Source material >>

━━━━━━

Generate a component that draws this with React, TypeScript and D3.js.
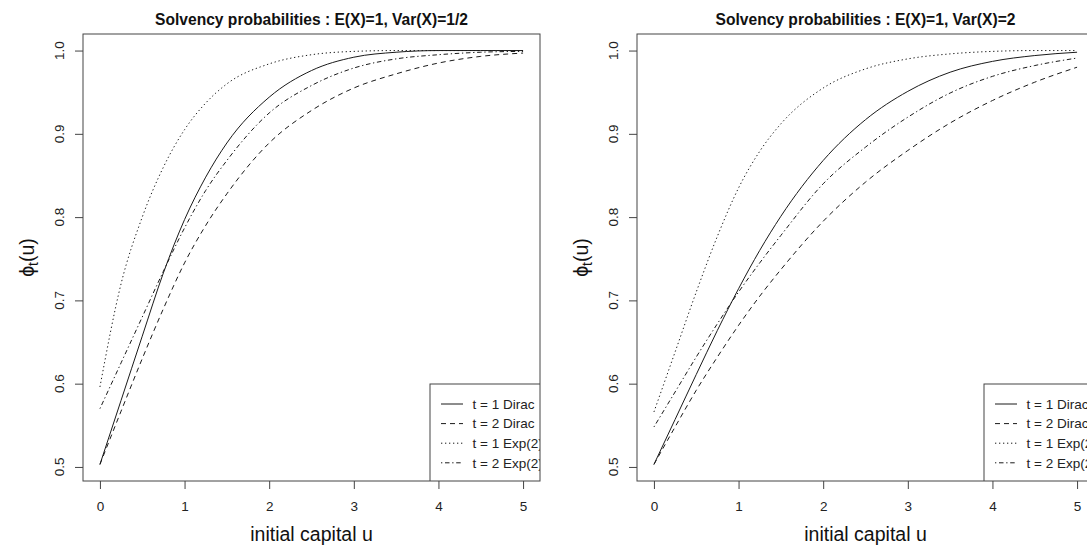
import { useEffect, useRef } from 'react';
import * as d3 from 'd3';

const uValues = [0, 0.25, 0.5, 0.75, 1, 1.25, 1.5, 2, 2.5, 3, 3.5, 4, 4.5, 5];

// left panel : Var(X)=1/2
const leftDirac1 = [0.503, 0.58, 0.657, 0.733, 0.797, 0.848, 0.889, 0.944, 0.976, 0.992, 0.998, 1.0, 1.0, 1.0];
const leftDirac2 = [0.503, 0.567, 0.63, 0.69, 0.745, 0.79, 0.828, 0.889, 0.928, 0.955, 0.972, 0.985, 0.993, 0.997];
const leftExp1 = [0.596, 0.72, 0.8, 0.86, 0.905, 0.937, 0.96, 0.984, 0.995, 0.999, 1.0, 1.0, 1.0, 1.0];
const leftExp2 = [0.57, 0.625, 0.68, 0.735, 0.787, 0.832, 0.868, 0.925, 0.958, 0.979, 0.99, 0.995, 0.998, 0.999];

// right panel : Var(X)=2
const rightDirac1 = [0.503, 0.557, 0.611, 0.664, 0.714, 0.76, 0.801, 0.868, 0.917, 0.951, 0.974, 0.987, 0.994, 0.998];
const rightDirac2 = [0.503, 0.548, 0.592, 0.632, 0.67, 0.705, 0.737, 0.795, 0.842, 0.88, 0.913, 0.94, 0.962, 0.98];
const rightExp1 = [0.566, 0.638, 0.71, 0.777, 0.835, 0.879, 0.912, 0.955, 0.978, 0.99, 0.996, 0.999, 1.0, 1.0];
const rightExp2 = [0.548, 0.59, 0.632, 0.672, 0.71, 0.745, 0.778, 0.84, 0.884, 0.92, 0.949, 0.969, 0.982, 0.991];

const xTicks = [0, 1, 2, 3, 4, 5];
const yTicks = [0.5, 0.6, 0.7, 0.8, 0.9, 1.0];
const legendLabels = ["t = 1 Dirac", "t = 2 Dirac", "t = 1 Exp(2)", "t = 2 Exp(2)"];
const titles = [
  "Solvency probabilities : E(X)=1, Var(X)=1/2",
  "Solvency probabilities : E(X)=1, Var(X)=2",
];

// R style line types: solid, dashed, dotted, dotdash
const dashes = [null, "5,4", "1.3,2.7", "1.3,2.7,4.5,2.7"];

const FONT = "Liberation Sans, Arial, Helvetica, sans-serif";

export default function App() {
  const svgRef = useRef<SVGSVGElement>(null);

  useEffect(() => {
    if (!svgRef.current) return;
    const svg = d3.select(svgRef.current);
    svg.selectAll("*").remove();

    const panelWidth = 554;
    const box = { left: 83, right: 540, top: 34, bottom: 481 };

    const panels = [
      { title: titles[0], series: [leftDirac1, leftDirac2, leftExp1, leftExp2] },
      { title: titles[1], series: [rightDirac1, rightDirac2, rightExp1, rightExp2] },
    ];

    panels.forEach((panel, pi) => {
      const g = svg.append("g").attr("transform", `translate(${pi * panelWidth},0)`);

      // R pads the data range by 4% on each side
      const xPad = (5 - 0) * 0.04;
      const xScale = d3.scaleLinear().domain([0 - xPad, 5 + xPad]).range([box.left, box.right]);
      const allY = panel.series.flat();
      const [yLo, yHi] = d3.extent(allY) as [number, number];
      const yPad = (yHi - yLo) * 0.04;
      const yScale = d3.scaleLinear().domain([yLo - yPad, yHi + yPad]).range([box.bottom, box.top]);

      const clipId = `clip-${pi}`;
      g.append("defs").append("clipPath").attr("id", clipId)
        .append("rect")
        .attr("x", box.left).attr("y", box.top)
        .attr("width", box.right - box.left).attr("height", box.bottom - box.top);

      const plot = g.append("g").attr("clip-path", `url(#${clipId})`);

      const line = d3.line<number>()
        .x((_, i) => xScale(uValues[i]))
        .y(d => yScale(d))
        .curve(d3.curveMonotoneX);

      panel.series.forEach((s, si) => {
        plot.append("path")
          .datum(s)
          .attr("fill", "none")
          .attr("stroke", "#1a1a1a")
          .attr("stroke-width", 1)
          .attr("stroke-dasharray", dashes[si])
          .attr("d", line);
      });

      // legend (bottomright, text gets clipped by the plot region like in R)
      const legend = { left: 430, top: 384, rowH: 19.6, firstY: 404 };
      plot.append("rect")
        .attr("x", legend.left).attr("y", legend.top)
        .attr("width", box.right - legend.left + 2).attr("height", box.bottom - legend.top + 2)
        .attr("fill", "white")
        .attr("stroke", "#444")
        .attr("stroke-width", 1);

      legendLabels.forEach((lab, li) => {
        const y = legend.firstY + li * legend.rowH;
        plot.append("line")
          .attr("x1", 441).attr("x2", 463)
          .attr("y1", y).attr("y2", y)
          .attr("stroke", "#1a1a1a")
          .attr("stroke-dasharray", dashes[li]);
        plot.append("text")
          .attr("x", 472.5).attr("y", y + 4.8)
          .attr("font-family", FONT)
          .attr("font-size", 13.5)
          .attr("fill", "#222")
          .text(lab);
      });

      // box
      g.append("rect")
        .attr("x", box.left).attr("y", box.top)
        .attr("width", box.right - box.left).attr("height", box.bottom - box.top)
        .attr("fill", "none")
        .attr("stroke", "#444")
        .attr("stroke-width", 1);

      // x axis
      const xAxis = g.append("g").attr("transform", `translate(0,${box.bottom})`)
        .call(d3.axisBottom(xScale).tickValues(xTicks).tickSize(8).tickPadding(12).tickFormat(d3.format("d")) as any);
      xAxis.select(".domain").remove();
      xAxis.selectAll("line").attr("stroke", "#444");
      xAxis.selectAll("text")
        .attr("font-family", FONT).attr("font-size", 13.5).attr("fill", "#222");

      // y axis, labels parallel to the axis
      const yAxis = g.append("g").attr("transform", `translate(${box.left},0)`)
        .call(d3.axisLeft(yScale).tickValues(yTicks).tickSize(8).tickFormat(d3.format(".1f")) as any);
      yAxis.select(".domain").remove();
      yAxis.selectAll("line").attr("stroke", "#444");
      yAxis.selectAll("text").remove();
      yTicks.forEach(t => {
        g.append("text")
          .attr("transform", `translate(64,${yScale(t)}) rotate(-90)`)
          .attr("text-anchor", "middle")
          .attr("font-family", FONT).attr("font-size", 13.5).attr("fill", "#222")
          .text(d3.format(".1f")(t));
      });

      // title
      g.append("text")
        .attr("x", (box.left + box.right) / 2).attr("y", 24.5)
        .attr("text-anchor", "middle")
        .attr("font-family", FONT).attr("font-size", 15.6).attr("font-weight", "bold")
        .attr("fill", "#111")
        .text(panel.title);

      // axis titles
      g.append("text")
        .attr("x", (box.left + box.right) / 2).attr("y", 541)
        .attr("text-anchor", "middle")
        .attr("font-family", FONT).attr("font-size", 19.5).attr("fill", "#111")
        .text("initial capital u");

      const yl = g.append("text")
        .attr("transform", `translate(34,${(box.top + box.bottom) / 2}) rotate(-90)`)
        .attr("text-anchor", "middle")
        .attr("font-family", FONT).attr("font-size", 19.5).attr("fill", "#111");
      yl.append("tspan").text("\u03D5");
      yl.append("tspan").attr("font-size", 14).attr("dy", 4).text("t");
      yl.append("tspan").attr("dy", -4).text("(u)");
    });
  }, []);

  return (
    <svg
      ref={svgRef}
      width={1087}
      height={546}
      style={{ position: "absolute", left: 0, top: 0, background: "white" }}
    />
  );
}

━━━━━━

The request >>
Quote, please, every line of the material above from its start through the line that has "0.995, 0.998, 0.999];", reproducing the words exactly and dropping any images.

Response >>
Generate a component that draws this with React, TypeScript and D3.js.
import { useEffect, useRef } from 'react';
import * as d3 from 'd3';

const uValues = [0, 0.25, 0.5, 0.75, 1, 1.25, 1.5, 2, 2.5, 3, 3.5, 4, 4.5, 5];

// left panel : Var(X)=1/2
const leftDirac1 = [0.503, 0.58, 0.657, 0.733, 0.797, 0.848, 0.889, 0.944, 0.976, 0.992, 0.998, 1.0, 1.0, 1.0];
const leftDirac2 = [0.503, 0.567, 0.63, 0.69, 0.745, 0.79, 0.828, 0.889, 0.928, 0.955, 0.972, 0.985, 0.993, 0.997];
const leftExp1 = [0.596, 0.72, 0.8, 0.86, 0.905, 0.937, 0.96, 0.984, 0.995, 0.999, 1.0, 1.0, 1.0, 1.0];
const leftExp2 = [0.57, 0.625, 0.68, 0.735, 0.787, 0.832, 0.868, 0.925, 0.958, 0.979, 0.99, 0.995, 0.998, 0.999];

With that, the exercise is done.